The American Jewish speaker argued against BDS because she said that the right of return involved in the official BDS movement would make a majority Jewish Israel impossible. Rabbi Naamah Kelman at Hebrew Union College spoke against the BDS movement because she saw it as an extreme voice, and her argument was not to listen to extremists on either side. She did mention, however, that there are plenty of Jews living in Israel who themselves abstain from purchasing products made by settlers in the West Bank as a matter of conscience.
When our Kairos Palestine panelists were asked to speak more about BDS, they spoke of it as one form of creative resistance. Rev. Katanacho emphasized that the point of BDS is not revenge but rather bringing justice. He also pointed out that BDS is not the entirety of Kairos theology, as some have argued, but is rather one tool it invokes, one means of creative resistance to achieve justice. He posed the question to us, “You’ve visited our land and seen our situation – what would you do?”
Rev. Raheb, who has attended many Presbyterian General Assemblies, brought up the point that our current divestment question is ultimately less about what Palestinian Christians stand for and more about PC(USA) values and what we as American Presbyterians stand for. He said that, according to our own policy, the PC(USA) works not to invest in anything that harms people, giving the examples of our categorical divestment from alcohol, tobacco products, and military contractors. He told us we must ask ourselves: Does the occupation harm people? (His answer: of course!) If so, we should not be invested in it.

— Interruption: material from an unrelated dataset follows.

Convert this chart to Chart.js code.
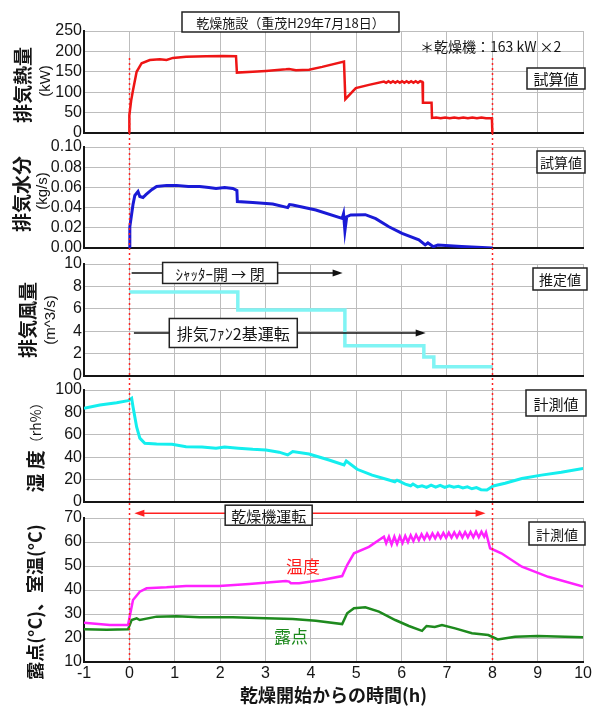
<!DOCTYPE html>
<html>
<head>
<meta charset="utf-8">
<script src="https://cdn.jsdelivr.net/npm/chart.js@4.4.1/dist/chart.umd.min.js"></script>
<style>
  body { margin: 0; background: #fff; }
  #wrap { position: relative; width: 594px; height: 706px; }
  #wrap canvas { position: absolute; left: 0; top: 0; }
</style>
</head>
<body>
<div id="wrap">
  <canvas id="heat" width="594" height="706"></canvas>
  <canvas id="moist" width="594" height="706"></canvas>
  <canvas id="air" width="594" height="706"></canvas>
  <canvas id="rh" width="594" height="706"></canvas>
  <canvas id="temp" width="594" height="706"></canvas>
</div>
<script>
// x axis: hours from drying start
const hours = [-1, 0, 1, 2, 3, 4, 5, 6, 7, 8, 9, 10];
const hourLabels = ['-1', '0', '1', '2', '3', '4', '5', '6', '7', '8', '9', '10'];

// y ticks per panel
const heatTicks = [0, 50, 100, 150, 200, 250];
const heatLabels = ['0', '50', '100', '150', '200', '250'];
const moistTicks = [0, 0.02, 0.04, 0.06, 0.08, 0.10];
const moistLabels = ['0.00', '0.02', '0.04', '0.06', '0.08', '0.10'];
const airTicks = [0, 2, 4, 6, 8, 10];
const airLabels = ['0', '2', '4', '6', '8', '10'];
const rhTicks = [0, 20, 40, 60, 80, 100];
const rhLabels = ['0', '20', '40', '60', '80', '100'];
const tempTicks = [10, 20, 30, 40, 50, 60, 70];
const tempLabels = ['10', '20', '30', '40', '50', '60', '70'];

// 排気熱量 (kW) [h, value]
const heatKW = [
  [0, 0], [0, 44], [0.04, 80], [0.08, 105], [0.16, 150], [0.27, 171], [0.45, 179], [0.67, 181],
  [0.82, 179], [0.96, 184], [1.25, 187], [1.69, 188], [2.06, 189], [2.35, 188], [2.37, 148],
  [2.72, 150], [3.01, 152], [3.45, 156], [3.52, 157], [3.67, 154], [3.96, 155], [4.25, 162],
  [4.73, 175], [4.76, 83], [4.99, 110], [5.28, 118], [5.61, 126],
  [5.66, 123], [5.71, 127], [5.76, 123], [5.81, 127], [5.86, 123], [5.91, 127], [5.96, 123],
  [6.01, 127], [6.06, 123], [6.11, 127], [6.16, 123], [6.21, 127], [6.26, 123], [6.31, 127],
  [6.36, 123], [6.41, 127], [6.46, 125], [6.47, 74], [6.66, 74], [6.67, 37],
  [6.76, 38], [6.86, 36], [6.96, 38], [7.06, 36], [7.16, 38], [7.26, 36], [7.36, 38],
  [7.46, 36], [7.56, 38], [7.66, 36], [7.76, 38], [7.86, 36], [7.99, 36], [8.0, 0]
];

// 排気水分 (kg/s)
const moistKgs = [
  [0, 0], [0.01, 0.021], [0.08, 0.043], [0.12, 0.052], [0.19, 0.056], [0.23, 0.051], [0.3, 0.050],
  [0.37, 0.053], [0.5, 0.058], [0.6, 0.061], [0.82, 0.062], [1.04, 0.062], [1.3, 0.061],
  [1.55, 0.061], [1.75, 0.060], [1.91, 0.059], [2.1, 0.060], [2.28, 0.059], [2.37, 0.057],
  [2.38, 0.046], [2.72, 0.045], [3.16, 0.0436], [3.49, 0.040], [3.53, 0.043], [3.6, 0.0426],
  [4.11, 0.0376], [4.69, 0.0294], [4.72, 0.034], [4.75, 0.017], [4.79, 0.031], [4.88, 0.0327],
  [5.2, 0.033], [5.43, 0.029], [5.72, 0.021], [6.01, 0.0145], [6.38, 0.008], [6.52, 0.003],
  [6.58, 0.005], [6.7, 0.0013], [6.8, 0.003], [7.32, 0.0015], [8.0, 0]
];

// 排気風量 (m^3/s), stepped
const airM3s = [[0, 7.5], [2.39, 5.9], [4.75, 2.7], [6.49, 1.7], [6.71, 0.83], [8.0, 0.83]];

// 湿度 (rh%)
const rhPct = [
  [-1, 83.6], [-0.65, 86.6], [-0.28, 88.7], [-0.03, 90.5], [0.05, 92.6], [0.08, 85], [0.16, 67],
  [0.23, 57], [0.34, 52.4], [0.6, 51.8], [0.94, 51.5], [1.25, 49.4], [1.6, 49], [1.91, 47.9],
  [2.1, 49], [2.4, 48], [2.72, 47], [3.01, 46.4], [3.3, 44.5], [3.49, 42], [3.6, 45], [3.96, 42.9],
  [4.4, 37.5], [4.73, 33], [4.78, 36.6], [5.02, 29.2], [5.35, 24], [5.72, 19.6], [5.85, 18],
  [5.9, 19.5], [6.08, 16], [6.2, 14.5], [6.25, 16], [6.35, 13.5], [6.45, 14.5], [6.55, 13],
  [6.65, 15], [6.75, 13.2], [6.85, 14.8], [6.95, 13], [7.05, 14.5], [7.15, 13.2], [7.25, 14],
  [7.35, 12.5], [7.45, 13.5], [7.55, 11.8], [7.65, 12.8], [7.75, 11], [7.88, 10.7], [8.02, 14.3],
  [8.28, 16.7], [8.65, 21], [9.08, 24], [9.52, 26.5], [10, 30]
];

// 室温 (°C)
const roomTemp = [
  [-1, 26.4], [-0.43, 25.4], [-0.03, 25.4], [0, 28.2], [0.08, 35.8], [0.23, 39.3], [0.38, 40.7],
  [0.82, 41.1], [1.25, 41.7], [1.98, 41.7], [2.64, 42.5], [3.45, 43.75], [3.52, 43.5], [3.56, 42.8],
  [3.74, 42.8], [4.25, 44.2], [4.69, 45.8], [4.8, 50.4], [4.95, 55.3], [5.28, 58], [5.61, 62.2],
  [5.66, 59.5], [5.72, 62.2], [5.78, 59], [5.84, 62.2], [5.9, 59.2], [5.96, 62.3], [6.02, 59.6],
  [6.08, 62.5], [6.14, 60], [6.2, 62.8], [6.26, 60.4], [6.32, 63], [6.38, 60.8], [6.44, 63.2],
  [6.5, 61.1], [6.56, 63.4], [6.62, 61.3], [6.68, 63.6], [6.74, 61.5], [6.8, 63.7], [6.86, 61.6],
  [6.92, 63.8], [6.98, 61.7], [7.04, 63.9], [7.1, 61.8], [7.16, 64], [7.22, 61.9], [7.28, 64.1],
  [7.34, 61.9], [7.4, 64.1], [7.46, 62], [7.52, 64.2], [7.58, 62], [7.64, 64.3], [7.7, 62],
  [7.76, 64.3], [7.82, 62.2], [7.86, 64], [7.95, 57.4], [8.2, 55.3], [8.65, 49.7], [9.23, 45.5],
  [10, 41.4]
];

// 露点 (°C)
const dewPoint = [
  [-1, 23.6], [-0.5, 23.4], [-0.03, 23.6], [0.05, 27.5], [0.16, 28.2], [0.23, 27.5], [0.6, 28.9],
  [1.04, 29.1], [1.55, 28.6], [2.28, 28.6], [3.01, 28.2], [3.6, 27.9], [4.11, 27.2], [4.69, 25.8],
  [4.8, 30.3], [4.95, 32.4], [5.2, 32.8], [5.5, 31], [5.86, 27.5], [6.16, 25], [6.45, 23],
  [6.55, 25], [6.73, 24.6], [6.89, 25.4], [7.18, 24], [7.55, 22], [7.91, 21.25], [8.12, 19.4],
  [8.5, 20.5], [9.0, 20.8], [10, 20.3]
];

const H = 706;
const AXIS_W = 84;
const GRID = '#bdbdbd';
const INK = '#151515';
const NUM = '"Liberation Sans", Arial, sans-serif';
const JP = '"Noto Sans CJK JP", sans-serif';

const pts = arr => arr.map(p => ({ x: p[0], y: p[1] }));

function line(data, color, width, extra) {
  return Object.assign({ data: pts(data), borderColor: color, borderWidth: width,
    pointRadius: 0, tension: 0, fill: false }, extra || {});
}

// rotated axis caption, parts = [[text, font], ...]
function sideTitle(ctx, x, y, parts) {
  ctx.save();
  ctx.translate(x, y);
  ctx.rotate(-Math.PI / 2);
  ctx.textBaseline = 'middle';
  ctx.textAlign = 'left';
  ctx.fillStyle = INK;
  let total = 0;
  parts.forEach(p => { ctx.font = p[1]; total += ctx.measureText(p[0]).width; });
  let pos = -total / 2;
  parts.forEach(p => {
    ctx.font = p[1];
    ctx.fillText(p[0], pos, 0);
    pos += ctx.measureText(p[0]).width;
  });
  ctx.restore();
}

function box(ctx, cx, cy, w, h, text, font) {
  ctx.save();
  ctx.fillStyle = '#fff';
  ctx.fillRect(cx - w / 2, cy - h / 2, w, h);
  ctx.lineWidth = 1.5;
  ctx.strokeStyle = '#222';
  ctx.strokeRect(cx - w / 2, cy - h / 2, w, h);
  ctx.fillStyle = INK;
  ctx.font = font;
  ctx.textAlign = 'center';
  ctx.textBaseline = 'middle';
  ctx.fillText(text, cx, cy + 1);
  ctx.restore();
}

function head(ctx, x, y, dir) {
  ctx.beginPath();
  ctx.moveTo(x, y);
  ctx.lineTo(x - dir * 10, y - 3.5);
  ctx.lineTo(x - dir * 10, y + 3.5);
  ctx.closePath();
  ctx.fill();
}

function arrow(ctx, x1, x2, y, color, both) {
  ctx.save();
  ctx.strokeStyle = color;
  ctx.fillStyle = color;
  ctx.lineWidth = 1.5;
  ctx.beginPath();
  ctx.moveTo(x1 + (both ? 8 : 0), y);
  ctx.lineTo(x2 - 8, y);
  ctx.stroke();
  head(ctx, x2, y, 1);
  if (both) head(ctx, x1, y, -1);
  ctx.restore();
}

function panel(id, top, bottom, ticks, labels, datasets, deco, isLast) {
  return new Chart(document.getElementById(id), {
    type: 'line',
    data: { datasets },
    options: {
      responsive: false,
      animation: false,
      devicePixelRatio: 1,
      layout: { padding: { top: top, left: 0, right: 9, bottom: isLast ? 0 : H - bottom } },
      plugins: { legend: { display: false }, tooltip: { enabled: false } },
      scales: {
        x: {
          type: 'linear',
          min: -1,
          max: 10,
          afterBuildTicks: s => { s.ticks = hours.map(v => ({ value: v })); },
          afterFit: s => { s.height = isLast ? H - bottom : 0; },
          grid: { color: GRID, lineWidth: 1, drawTicks: false },
          border: { color: INK, width: 2 },
          ticks: {
            display: isLast, padding: 2, maxRotation: 0, autoSkip: false, color: INK,
            font: { family: NUM, size: 16 },
            callback: (v, i) => hourLabels[i]
          },
          title: {
            display: isLast, text: '乾燥開始からの時間(h)', color: INK,
            font: { family: JP, size: 18, weight: 'bold' }, padding: { top: 0, bottom: 0 }
          }
        },
        y: {
          type: 'linear',
          min: ticks[0],
          max: ticks[ticks.length - 1],
          afterBuildTicks: s => { s.ticks = ticks.map(v => ({ value: v })); },
          afterFit: s => { s.width = AXIS_W; },
          grid: { color: GRID, lineWidth: 1, drawTicks: false },
          border: { color: INK, width: 2 },
          ticks: {
            padding: 2, autoSkip: false, color: INK, font: { family: NUM, size: 16 },
            callback: (v, i) => labels[i]
          }
        }
      }
    },
    plugins: [{ id: id + 'Deco', afterDraw: chart => deco(chart.ctx, chart) }]
  });
}

// 1: 排気熱量
panel('heat', 31, 133, heatTicks, heatLabels, [line(heatKW, '#ee1515', 2.5)], ctx => {
  sideTitle(ctx, 23, 85, [['排気熱量', 'bold 19px ' + JP]]);
  sideTitle(ctx, 46, 81, [['(kW)', '15px ' + NUM]]);
  box(ctx, 290.5, 22, 217, 20, '乾燥施設（重茂H29年7月18日）', '13px ' + JP);
  ctx.save();
  ctx.fillStyle = INK;
  ctx.font = '14px ' + JP;
  ctx.textBaseline = 'middle';
  ctx.fillText('＊乾燥機：163 kW ×2', 420, 47);
  ctx.restore();
  box(ctx, 556, 78.5, 58, 21, '試算値', '15px ' + JP);
});

// 2: 排気水分
panel('moist', 147, 248, moistTicks, moistLabels, [line(moistKgs, '#1a1ad6', 3)], ctx => {
  sideTitle(ctx, 22, 194, [['排気水分', 'bold 19px ' + JP]]);
  sideTitle(ctx, 43, 191, [['(kg/s)', '15px ' + NUM]]);
  box(ctx, 561, 162, 48, 22, '試算値', '14px ' + JP);
});

// 3: 排気風量
panel('air', 264, 376, airTicks, airLabels, [line(airM3s, '#80f4f4', 3.5, { stepped: 'before' })], (ctx, chart) => {
  const x = chart.scales.x, y = chart.scales.y;
  sideTitle(ctx, 28, 320, [['排気風量', 'bold 19px ' + JP]]);
  sideTitle(ctx, 51, 320, [['(m^3/s)', '15px ' + NUM]]);
  box(ctx, 560, 279, 54, 22, '推定値', '14px ' + JP);
  const ys = y.getPixelForValue(9.2);
  arrow(ctx, x.getPixelForValue(0.05), x.getPixelForValue(4.7), ys, '#111', false);
  box(ctx, x.getPixelForValue(2.0), ys, 115, 21, 'ｼｬｯﾀｰ開 → 閉', '15px ' + JP);
  const yf = y.getPixelForValue(3.84);
  arrow(ctx, x.getPixelForValue(0.1), x.getPixelForValue(6.53), yf, '#111', false);
  box(ctx, x.getPixelForValue(2.29), yf, 128, 29, '排気ﾌｧﾝ2基運転', '16px ' + JP);
});

// 4: 湿度
panel('rh', 390, 502, rhTicks, rhLabels, [line(rhPct, '#14eeee', 3)], ctx => {
  sideTitle(ctx, 36, 444, [['湿 度', 'bold 19px ' + JP], ['（rh%）', '14px ' + JP]]);
  box(ctx, 556, 403, 60, 26, '計測値', '15px ' + JP);
});

// 5: 室温・露点
panel('temp', 518, 662, tempTicks, tempLabels,
  [line(roomTemp, '#ff22ff', 2.5), line(dewPoint, '#1e8a1e', 2.5)], (ctx, chart) => {
  const x = chart.scales.x, y = chart.scales.y;
  sideTitle(ctx, 35, 602, [['露点(°C)、室温(°C)', 'bold 18px ' + JP]]);
  box(ctx, 557, 533.5, 56, 23, '計測値', '14px ' + JP);
  const ya = y.getPixelForValue(72);
  arrow(ctx, x.getPixelForValue(0.11), x.getPixelForValue(7.85), ya, '#ff2020', true);
  box(ctx, x.getPixelForValue(3.07), ya + 2, 87, 20, '乾燥機運転', '15px ' + JP);
  ctx.save();
  ctx.font = '17px ' + JP;
  ctx.textAlign = 'center';
  ctx.textBaseline = 'middle';
  ctx.fillStyle = '#ff1a1a';
  ctx.fillText('温度', 303, 567);
  ctx.fillStyle = '#1e8a1e';
  ctx.fillText('露点', 291, 637);
  // red dotted markers at drying start / end across all panels
  ctx.strokeStyle = '#ff2020';
  ctx.lineWidth = 1.5;
  ctx.setLineDash([2, 3]);
  [0, 8].forEach(h => {
    const px = Math.round(x.getPixelForValue(h)) + 0.5;
    ctx.beginPath();
    ctx.moveTo(px, 58);
    ctx.lineTo(px, 662);
    ctx.stroke();
  });
  ctx.restore();
}, true);
</script>
</body>
</html>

He also brought up the idea of positive creative investment, something the 220th General Assembly called for and which the president of the Presbyterian Foundation addressed yesterday. Rev. Raheb spoke in favor of this positive investment, but said positive investment and divestment should not be seen as an either/or question but as two sides of the same coin – both/and.
Finally, Rev. Raheb reminded us of something that he said at the very beginning of the presentation: Kairos Palestine is addressed first and foremost not to the PC(USA) and the international community, but to the Palestinian Christians themselves. He said that much of the intention of BDS in Kairos Palestine is to ask Palestinian Christians to think before they buy when they go to the local store. A recent study, he said, found that only 15% of the goods Palestinians themselves consume are Palestinian-made, the other 85% being imported, mostly from Israel. He said that if that if they could increase that 15% to 25%, it would create 300,000 new job opportunities in Palestine, where Israeli occupation has brought high unemployment levels and an incredibly slow economy.
However, in the same breath, he reminded us Kairos calls for Christians worldwide to live and act in solidarity with Palestinian Christians. I think I speak for many in the group when I say we found ourselves wrestling with the question – what does this then mean for us and our faithful discipleship?
We know our social witness policy thus far: to promote a just peace in the Middle East, to act in solidarity with Palestinian Christian mission partners, to work to end the Israeli occupation, and to advocate for the rights of both Israelis and Palestinians to live in peace and security. Where do the ideas of Kairos Palestine, BDS, positive investment, and other acts of creative resistance fit into this picture?